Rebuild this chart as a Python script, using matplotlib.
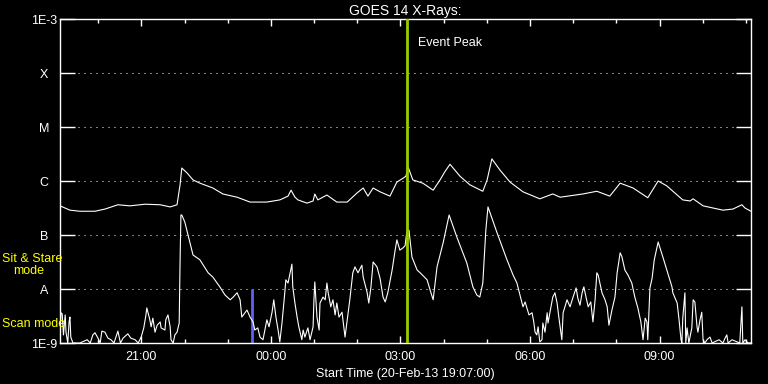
import matplotlib
matplotlib.use("Agg")
import matplotlib.pyplot as plt
import matplotlib.dates as mdates
import numpy as np
import pandas as pd

plt.rcParams["font.family"] = ["Liberation Sans", "DejaVu Sans"]

START = pd.Timestamp("2013-02-20 19:07:00")
END = START + pd.Timedelta(hours=16)

# long channel (1-8 A): hours after start, log10 flux
long_hours = [0.00, 0.23, 0.46, 0.81, 1.04, 1.34, 1.62, 1.97, 2.32, 2.55, 2.71, 2.78, 2.82, 2.94,
              3.08, 3.24, 3.54, 3.77, 4.10, 4.40, 4.79, 5.09, 5.28, 5.35, 5.44, 5.51, 5.72, 5.86,
              5.90, 5.97, 6.18, 6.41, 6.65, 6.88, 7.02, 7.13, 7.25, 7.41, 7.64, 7.80, 7.96, 8.01,
              8.06, 8.17, 8.40, 8.64, 8.80, 8.91, 9.03, 9.26, 9.49, 9.79, 9.89, 10.00, 10.19,
              10.42, 10.72, 11.11, 11.41, 11.58, 12.11, 12.43, 12.73, 12.97, 13.27, 13.61, 13.85,
              14.05, 14.42, 14.59, 14.66, 14.89, 15.35, 15.58, 15.79, 15.86, 16.00]
long_logflux = [-6.46, -6.54, -6.56, -6.56, -6.52, -6.44, -6.46, -6.43, -6.44, -6.48, -6.44, -6.07,
                -5.76, -5.85, -5.98, -6.04, -6.13, -6.24, -6.30, -6.39, -6.39, -6.35, -6.28, -6.17,
                -6.30, -6.35, -6.41, -6.37, -6.24, -6.35, -6.26, -6.39, -6.39, -6.22, -6.13, -6.28,
                -6.13, -6.20, -6.28, -6.02, -5.94, -5.91, -5.74, -5.98, -6.04, -6.17, -5.98, -5.83,
                -5.69, -5.91, -6.07, -6.19, -5.98, -5.59, -5.80, -6.02, -6.20, -6.33, -6.24, -6.30,
                -6.24, -6.19, -6.28, -6.04, -6.13, -6.31, -6.00, -6.09, -6.35, -6.37, -6.33, -6.46,
                -6.54, -6.52, -6.44, -6.50, -6.56]

# short channel (0.5-4 A): hours after start, log10 flux
short_hours = [0.00, 0.02, 0.05, 0.08, 0.12, 0.14, 0.18, 0.21, 0.23, 0.25, 0.30, 0.46, 0.63, 0.70,
               0.76, 0.81, 0.88, 0.93, 0.97, 1.04, 1.11, 1.18, 1.25, 1.34, 1.40, 1.46, 1.57, 1.64,
               1.74, 1.81, 1.88, 1.94, 1.99, 2.01, 2.08, 2.11, 2.15, 2.20, 2.25, 2.32, 2.34, 2.43,
               2.45, 2.50, 2.55, 2.57, 2.62, 2.66, 2.71, 2.76, 2.78, 2.80, 2.82, 2.89, 3.08, 3.24,
               3.43, 3.54, 3.70, 3.82, 3.94, 4.01, 4.10, 4.17, 4.21, 4.33, 4.40, 4.47, 4.51, 4.58,
               4.63, 4.70, 4.79, 4.84, 4.91, 4.95, 5.00, 5.05, 5.09, 5.14, 5.19, 5.23, 5.28, 5.33,
               5.37, 5.39, 5.44, 5.49, 5.53, 5.60, 5.63, 5.67, 5.74, 5.79, 5.86, 5.88, 5.90, 5.95,
               6.00, 6.02, 6.09, 6.14, 6.18, 6.21, 6.27, 6.32, 6.37, 6.41, 6.46, 6.53, 6.60, 6.65,
               6.71, 6.78, 6.83, 6.90, 6.99, 7.02, 7.11, 7.15, 7.20, 7.25, 7.34, 7.41, 7.48, 7.53,
               7.59, 7.69, 7.76, 7.80, 7.87, 7.94, 7.99, 8.03, 8.08, 8.15, 8.27, 8.34, 8.50, 8.57,
               8.64, 8.73, 8.87, 9.01, 9.19, 9.42, 9.56, 9.65, 9.72, 9.79, 9.86, 9.91, 10.12, 10.35,
               10.49, 10.58, 10.65, 10.72, 10.77, 10.81, 10.86, 10.93, 10.97, 11.00, 11.04, 11.07,
               11.11, 11.16, 11.18, 11.23, 11.28, 11.30, 11.37, 11.41, 11.46, 11.51, 11.55, 11.62,
               11.65, 11.74, 11.81, 11.88, 11.95, 11.99, 12.04, 12.09, 12.13, 12.18, 12.23, 12.29,
               12.34, 12.39, 12.43, 12.46, 12.55, 12.62, 12.67, 12.71, 12.78, 12.85, 12.90, 12.97,
               13.01, 13.08, 13.15, 13.24, 13.31, 13.38, 13.45, 13.50, 13.55, 13.59, 13.61, 13.66,
               13.71, 13.76, 13.85, 13.96, 14.07, 14.17, 14.19, 14.29, 14.33, 14.38, 14.40, 14.42,
               14.47, 14.49, 14.52, 14.56, 14.63, 14.66, 14.70, 14.75, 14.77, 14.82, 14.86, 14.89,
               14.93, 14.98, 15.05, 15.10, 15.26, 15.35, 15.40, 15.44, 15.47, 15.56, 15.74, 15.79,
               15.81, 15.86, 15.93, 16.00]
short_logflux = [-8.94, -8.44, -8.46, -8.85, -8.48, -8.81, -9.00, -8.61, -8.52, -8.89, -9.00, -9.00,
                 -8.94, -9.00, -8.85, -8.81, -8.91, -9.00, -8.78, -8.80, -8.91, -8.94, -9.00, -8.78,
                 -9.00, -8.91, -8.83, -8.91, -8.94, -9.00, -8.89, -8.72, -8.48, -8.35, -8.57, -8.70,
                 -8.54, -8.80, -8.67, -8.61, -8.72, -8.76, -8.57, -8.48, -8.70, -8.94, -9.00, -8.85,
                 -8.80, -8.63, -7.50, -6.63, -6.63, -6.76, -7.37, -7.46, -7.70, -7.78, -7.96, -8.11,
                 -8.20, -8.15, -8.07, -8.20, -8.52, -8.39, -8.52, -8.61, -8.76, -8.72, -8.89, -8.94,
                 -8.57, -8.70, -8.43, -8.20, -8.52, -8.76, -8.98, -8.63, -8.20, -7.83, -7.89, -7.70,
                 -7.54, -7.96, -8.26, -8.52, -8.70, -8.94, -8.76, -8.89, -8.72, -8.94, -8.70, -8.20,
                 -7.87, -8.52, -8.76, -8.26, -8.15, -8.20, -7.89, -8.07, -8.33, -8.20, -8.48, -8.26,
                 -8.52, -8.43, -8.89, -8.57, -8.20, -7.70, -7.59, -7.70, -7.56, -7.78, -8.06, -8.26,
                 -7.96, -7.50, -7.59, -7.80, -8.15, -8.24, -8.07, -7.65, -7.28, -7.09, -7.28, -7.24,
                 -7.20, -6.94, -6.91, -7.41, -7.65, -7.70, -7.83, -8.02, -8.20, -7.59, -7.15, -6.63,
                 -7.04, -7.52, -7.96, -8.11, -8.15, -7.89, -6.91, -6.48, -6.96, -7.46, -7.74, -7.89,
                 -8.11, -8.33, -8.24, -8.35, -8.48, -8.44, -8.61, -8.80, -8.85, -8.70, -8.98, -8.94,
                 -8.63, -8.80, -8.44, -8.63, -8.33, -8.15, -8.07, -8.26, -8.52, -8.94, -8.44, -8.20,
                 -8.33, -8.15, -7.98, -8.17, -8.30, -8.07, -7.96, -8.15, -8.33, -8.24, -8.61, -8.20,
                 -7.70, -7.74, -8.07, -8.20, -8.33, -8.67, -8.39, -8.15, -7.70, -7.33, -7.40, -7.65,
                 -7.74, -7.89, -8.15, -8.35, -8.61, -8.94, -8.54, -8.61, -8.94, -7.98, -7.80, -7.46,
                 -7.13, -7.41, -7.70, -7.96, -8.07, -8.26, -8.54, -8.94, -9.00, -8.54, -8.07, -9.00,
                 -8.72, -9.00, -8.72, -8.20, -8.24, -8.70, -8.80, -8.57, -8.43, -8.94, -9.00, -8.94,
                 -8.89, -9.00, -8.94, -9.00, -8.91, -8.85, -9.00, -8.94, -9.00, -8.33, -9.00, -8.94,
                 -9.00, -9.00]

flux_levels = [1e-9, 1e-8, 1e-7, 1e-6, 1e-5, 1e-4, 1e-3]
flux_labels = ["1E-9", "A", "B", "C", "M", "X", "1E-3"]

event_peak_hours = 8.03
scan_marker_hours = 4.45
scan_marker_top = 1e-8

long_t = START + pd.to_timedelta(long_hours, unit="h")
short_t = START + pd.to_timedelta(short_hours, unit="h")
long_f = 10 ** np.array(long_logflux)
short_f = np.clip(10 ** np.array(short_logflux), 1e-9, None)

W, H = 768, 384
fig = plt.figure(figsize=(W / 100, H / 100), dpi=100, facecolor="black")
ax = fig.add_axes([60 / W, 41 / H, 691 / W, 324 / H], facecolor="black")

ax.set_yscale("log")
ax.set_ylim(1e-9, 1e-3)
ax.set_xlim(START, END)

# dotted level lines
for lev in flux_levels[1:-1]:
    ax.axhline(lev, color="white", lw=0.72, ls=(0, (1, 5)), zorder=1)

ax.plot(long_t, long_f, color="white", lw=0.8, zorder=3)
ax.plot(short_t, short_f, color="white", lw=0.8, zorder=3)

peak_t = START + pd.Timedelta(hours=event_peak_hours)
ax.axvline(peak_t, color="#99cc00", lw=2.0, zorder=4)
scan_t = START + pd.Timedelta(hours=scan_marker_hours)
ax.plot([scan_t, scan_t], [1e-9, scan_marker_top], color="#6060ff", lw=2.0, zorder=2,
        solid_capstyle="butt")

for s in ax.spines.values():
    s.set_color("white")
    s.set_linewidth(1.0)

ax.set_yticks(flux_levels)
ax.set_yticklabels(flux_labels)
ax.yaxis.set_minor_locator(matplotlib.ticker.NullLocator())
ax.tick_params(axis="y", which="major", direction="in", length=10.5, width=1.0,
               colors="white", left=True, right=True, pad=11.5, labelsize=9)
for lbl in ax.get_yticklabels():
    lbl.set_horizontalalignment("center")

ax.xaxis.set_major_locator(mdates.HourLocator(byhour=range(0, 24, 3)))
ax.xaxis.set_minor_locator(mdates.HourLocator())
ax.xaxis.set_major_formatter(mdates.DateFormatter("%H:%M"))
ax.tick_params(axis="x", which="major", direction="in", length=5, width=1.0,
               colors="white", top=True, bottom=True, pad=6, labelsize=9)
ax.tick_params(axis="x", which="minor", direction="in", length=2.7, width=1.0,
               colors="white", top=True, bottom=True)

ax.set_xlabel("Start Time (20-Feb-13 19:07:00)", color="white", fontsize=9, labelpad=3)
ax.set_title("GOES 14 X-Rays:", color="white", fontsize=10, pad=3)

ax.text(peak_t + pd.Timedelta(minutes=15), 10 ** -3.45, "Event Peak", color="white",
        fontsize=9, va="center", ha="left")

fig.text(2 / W, 1 - 259 / H, "Sit & Stare", color="yellow", fontsize=9, va="center", ha="left")
fig.text(13 / W, 1 - 271 / H, "mode", color="yellow", fontsize=9, va="center", ha="left")
fig.text(2 / W, 1 - 324 / H, "Scan mode", color="yellow", fontsize=9, va="center", ha="left")

fig.savefig("out.png", dpi=100, facecolor="black")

WHAT IS EXPECTED:
Skip every picture and return the lines above from the top through the one that contains "END = START + pd.Timedelta(hours=16)".

FINAL ANSWER:
Rebuild this chart as a Python script, using matplotlib.
import matplotlib
matplotlib.use("Agg")
import matplotlib.pyplot as plt
import matplotlib.dates as mdates
import numpy as np
import pandas as pd

plt.rcParams["font.family"] = ["Liberation Sans", "DejaVu Sans"]

START = pd.Timestamp("2013-02-20 19:07:00")
END = START + pd.Timedelta(hours=16)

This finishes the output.